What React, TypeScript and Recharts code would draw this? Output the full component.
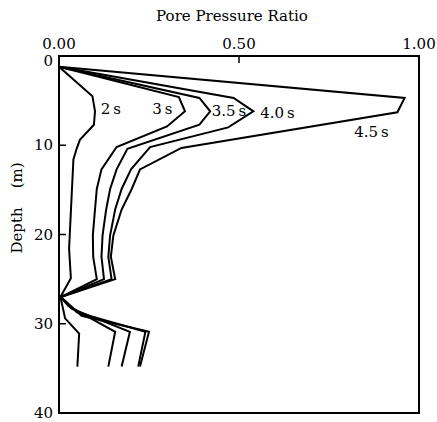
import {
  LineChart,
  Line,
  XAxis,
  YAxis,
  ReferenceArea,
  ReferenceDot,
} from "recharts";

// [pore pressure ratio, depth (m)], top to bottom
const profile2s: [number, number][] = [
  [0, 1.2], [0.093, 4.5], [0.1, 6.2], [0.097, 7.7], [0.058, 9.4], [0.049, 10.4],
  [0.04, 11.6], [0.028, 21.6], [0.033, 24.9], [0.004, 27.0], [0.017, 29.4],
  [0.056, 31.1], [0.051, 34.8],
];
const profile3s: [number, number][] = [
  [0, 1.2], [0.333, 4.6], [0.35, 6.2], [0.3, 7.9], [0.16, 10.2], [0.118, 12.7],
  [0.105, 14.9], [0.1, 17.2], [0.094, 20.1], [0.095, 22.5], [0.105, 25.0],
  [0.005, 27.0], [0.026, 28.0], [0.156, 30.9], [0.137, 34.8],
];
const profile35s: [number, number][] = [
  [0, 1.2], [0.39, 4.7], [0.42, 6.2], [0.39, 7.7], [0.19, 10.4], [0.16, 12.7],
  [0.142, 14.9], [0.131, 17.2], [0.121, 20.1], [0.118, 22.5], [0.125, 25.0],
  [0.005, 27.0], [0.035, 28.3], [0.197, 30.9], [0.174, 34.8],
];
const profile40s: [number, number][] = [
  [0, 1.2], [0.485, 4.7], [0.54, 6.2], [0.47, 8.0], [0.253, 10.2], [0.2, 12.7],
  [0.174, 14.9], [0.156, 17.2], [0.142, 20.1], [0.137, 22.5], [0.146, 25.0],
  [0.005, 27.0], [0.049, 28.7], [0.24, 30.9], [0.22, 34.8],
];
const profile45s: [number, number][] = [
  [0, 1.2], [0.96, 4.7], [0.94, 6.3], [0.34, 10.3], [0.225, 12.7], [0.202, 14.9],
  [0.174, 17.2], [0.151, 20.1], [0.144, 22.5], [0.156, 25.0], [0.005, 27.0],
  [0.063, 29.1], [0.25, 30.9], [0.225, 34.8],
];

const curveNames = ["2\u2009s", "3\u2009s", "3.5\u2009s", "4.0\u2009s", "4.5\u2009s"];
const ratioTicks = [0, 0.5, 1];
const depthTicks = [0, 10, 20, 30, 40];

// where each curve name is written, in chart units
const labelSpots: [number, number][] = [
  [0.144, 5.9], [0.287, 5.9], [0.472, 6.15], [0.607, 6.4], [0.868, 8.5],
];

const toPoints = (pairs: [number, number][]) => pairs.map(([v, d]) => ({ v, d }));
const profiles = [profile2s, profile3s, profile35s, profile40s, profile45s].map(toPoints);

const font = "'DejaVu Serif', 'Liberation Serif', serif";
const tickStyle = { fill: "#000", fontSize: 15, fontFamily: font };

// the "0" at the top corner sits a little lower than the others in the figure
function DepthTick(props: any) {
  const { x, y, payload } = props;
  return (
    <text
      x={x}
      y={y + (payload.value === 0 ? 5 : 0)}
      textAnchor="end"
      dominantBaseline="central"
      fill="#000"
      fontSize={15}
      fontFamily={font}
    >
      {payload.value}
    </text>
  );
}

export default function App() {
  return (
    <div style={{ position: "absolute", left: 0, top: 0, background: "#fff" }}>
      <LineChart width={437} height={422} margin={{ top: 0, right: 18, bottom: 9, left: 0 }}>
        <XAxis
          xAxisId="r"
          type="number"
          dataKey="v"
          orientation="top"
          domain={[0, 1]}
          ticks={ratioTicks}
          tickFormatter={(t: number) => t.toFixed(2)}
          height={56}
          axisLine={false}
          tickSize={-7}
          tickMargin={14}
          tickLine={{ stroke: "#000", strokeWidth: 1.5 }}
          tick={tickStyle}
          label={{
            content: () => (
              <text x={232} y={21} textAnchor="middle" fontSize={15} fontFamily={font} fill="#000">
                Pore Pressure Ratio
              </text>
            ),
          }}
        />
        <YAxis
          yAxisId="d"
          type="number"
          dataKey="d"
          domain={[0, 40]}
          reversed
          ticks={depthTicks}
          width={59}
          axisLine={false}
          tickSize={-7}
          tickMargin={13}
          tickLine={{ stroke: "#000", strokeWidth: 1.5 }}
          tick={<DepthTick />}
          label={{
            content: () => (
              <text
                x={22}
                y={208}
                transform="rotate(-90 22 208)"
                textAnchor="middle"
                fontSize={15}
                fontFamily={font}
                fill="#000"
                style={{ whiteSpace: "pre" }}
              >
                {"Depth    (m)"}
              </text>
            ),
          }}
        />
        <ReferenceArea
          xAxisId="r"
          yAxisId="d"
          x1={0}
          x2={1}
          y1={0}
          y2={40}
          fill="none"
          stroke="#000"
          strokeWidth={2}
        />
        {profiles.map((pts, i) => (
          <Line
            key={curveNames[i]}
            xAxisId="r"
            yAxisId="d"
            data={pts}
            dataKey="d"
            type="linear"
            stroke="#000"
            strokeWidth={2}
            dot={false}
            isAnimationActive={false}
          />
        ))}
        {labelSpots.map(([v, d], i) => (
          <ReferenceDot
            key={"lab" + i}
            xAxisId="r"
            yAxisId="d"
            x={v}
            y={d}
            r={0}
            fill="none"
            stroke="none"
            label={{
              value: curveNames[i],
              position: "center",
              fill: "#000",
              fontSize: 15,
              fontFamily: font,
            }}
          />
        ))}
      </LineChart>
    </div>
  );
}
------
Omit every picture, then repeat the remaining data exactly as it appears above.

_RESPONSE BELOW_:
What React, TypeScript and Recharts code would draw this? Output the full component.
import {
  LineChart,
  Line,
  XAxis,
  YAxis,
  ReferenceArea,
  ReferenceDot,
} from "recharts";

// [pore pressure ratio, depth (m)], top to bottom
const profile2s: [number, number][] = [
  [0, 1.2], [0.093, 4.5], [0.1, 6.2], [0.097, 7.7], [0.058, 9.4], [0.049, 10.4],
  [0.04, 11.6], [0.028, 21.6], [0.033, 24.9], [0.004, 27.0], [0.017, 29.4],
  [0.056, 31.1], [0.051, 34.8],
];
const profile3s: [number, number][] = [
  [0, 1.2], [0.333, 4.6], [0.35, 6.2], [0.3, 7.9], [0.16, 10.2], [0.118, 12.7],
  [0.105, 14.9], [0.1, 17.2], [0.094, 20.1], [0.095, 22.5], [0.105, 25.0],
  [0.005, 27.0], [0.026, 28.0], [0.156, 30.9], [0.137, 34.8],
];
const profile35s: [number, number][] = [
  [0, 1.2], [0.39, 4.7], [0.42, 6.2], [0.39, 7.7], [0.19, 10.4], [0.16, 12.7],
  [0.142, 14.9], [0.131, 17.2], [0.121, 20.1], [0.118, 22.5], [0.125, 25.0],
  [0.005, 27.0], [0.035, 28.3], [0.197, 30.9], [0.174, 34.8],
];
const profile40s: [number, number][] = [
  [0, 1.2], [0.485, 4.7], [0.54, 6.2], [0.47, 8.0], [0.253, 10.2], [0.2, 12.7],
  [0.174, 14.9], [0.156, 17.2], [0.142, 20.1], [0.137, 22.5], [0.146, 25.0],
  [0.005, 27.0], [0.049, 28.7], [0.24, 30.9], [0.22, 34.8],
];
const profile45s: [number, number][] = [
  [0, 1.2], [0.96, 4.7], [0.94, 6.3], [0.34, 10.3], [0.225, 12.7], [0.202, 14.9],
  [0.174, 17.2], [0.151, 20.1], [0.144, 22.5], [0.156, 25.0], [0.005, 27.0],
  [0.063, 29.1], [0.25, 30.9], [0.225, 34.8],
];

const curveNames = ["2\u2009s", "3\u2009s", "3.5\u2009s", "4.0\u2009s", "4.5\u2009s"];
const ratioTicks = [0, 0.5, 1];
const depthTicks = [0, 10, 20, 30, 40];

// where each curve name is written, in chart units
const labelSpots: [number, number][] = [
  [0.144, 5.9], [0.287, 5.9], [0.472, 6.15], [0.607, 6.4], [0.868, 8.5],
];

const toPoints = (pairs: [number, number][]) => pairs.map(([v, d]) => ({ v, d }));
const profiles = [profile2s, profile3s, profile35s, profile40s, profile45s].map(toPoints);

const font = "'DejaVu Serif', 'Liberation Serif', serif";
const tickStyle = { fill: "#000", fontSize: 15, fontFamily: font };

// the "0" at the top corner sits a little lower than the others in the figure
function DepthTick(props: any) {
  const { x, y, payload } = props;
  return (
    <text
      x={x}
      y={y + (payload.value === 0 ? 5 : 0)}
      textAnchor="end"
      dominantBaseline="central"
      fill="#000"
      fontSize={15}
      fontFamily={font}
    >
      {payload.value}
    </text>
  );
}

export default function App() {
  return (
    <div style={{ position: "absolute", left: 0, top: 0, background: "#fff" }}>
      <LineChart width={437} height={422} margin={{ top: 0, right: 18, bottom: 9, left: 0 }}>
        <XAxis
          xAxisId="r"
          type="number"
          dataKey="v"
          orientation="top"
          domain={[0, 1]}
          ticks={ratioTicks}
          tickFormatter={(t: number) => t.toFixed(2)}
          height={56}
          axisLine={false}
          tickSize={-7}
          tickMargin={14}
          tickLine={{ stroke: "#000", strokeWidth: 1.5 }}
          tick={tickStyle}
          label={{
            content: () => (
              <text x={232} y={21} textAnchor="middle" fontSize={15} fontFamily={font} fill="#000">
                Pore Pressure Ratio
              </text>
            ),
          }}
        />
        <YAxis
          yAxisId="d"
          type="number"
          dataKey="d"
          domain={[0, 40]}
          reversed
          ticks={depthTicks}
          width={59}
          axisLine={false}
          tickSize={-7}
          tickMargin={13}
          tickLine={{ stroke: "#000", strokeWidth: 1.5 }}
          tick={<DepthTick />}
          label={{
            content: () => (
              <text
                x={22}
                y={208}
                transform="rotate(-90 22 208)"
                textAnchor="middle"
                fontSize={15}
                fontFamily={font}
                fill="#000"
                style={{ whiteSpace: "pre" }}
              >
                {"Depth    (m)"}
              </text>
            ),
          }}
        />
        <ReferenceArea
          xAxisId="r"
          yAxisId="d"
          x1={0}
          x2={1}
          y1={0}
          y2={40}
          fill="none"
          stroke="#000"
          strokeWidth={2}
        />
        {profiles.map((pts, i) => (
          <Line
            key={curveNames[i]}
            xAxisId="r"
            yAxisId="d"
            data={pts}
            dataKey="d"
            type="linear"
            stroke="#000"
            strokeWidth={2}
            dot={false}
            isAnimationActive={false}
          />
        ))}
        {labelSpots.map(([v, d], i) => (
          <ReferenceDot
            key={"lab" + i}
            xAxisId="r"
            yAxisId="d"
            x={v}
            y={d}
            r={0}
            fill="none"
            stroke="none"
            label={{
              value: curveNames[i],
              position: "center",
              fill: "#000",
              fontSize: 15,
              fontFamily: font,
            }}
          />
        ))}
      </LineChart>
    </div>
  );
}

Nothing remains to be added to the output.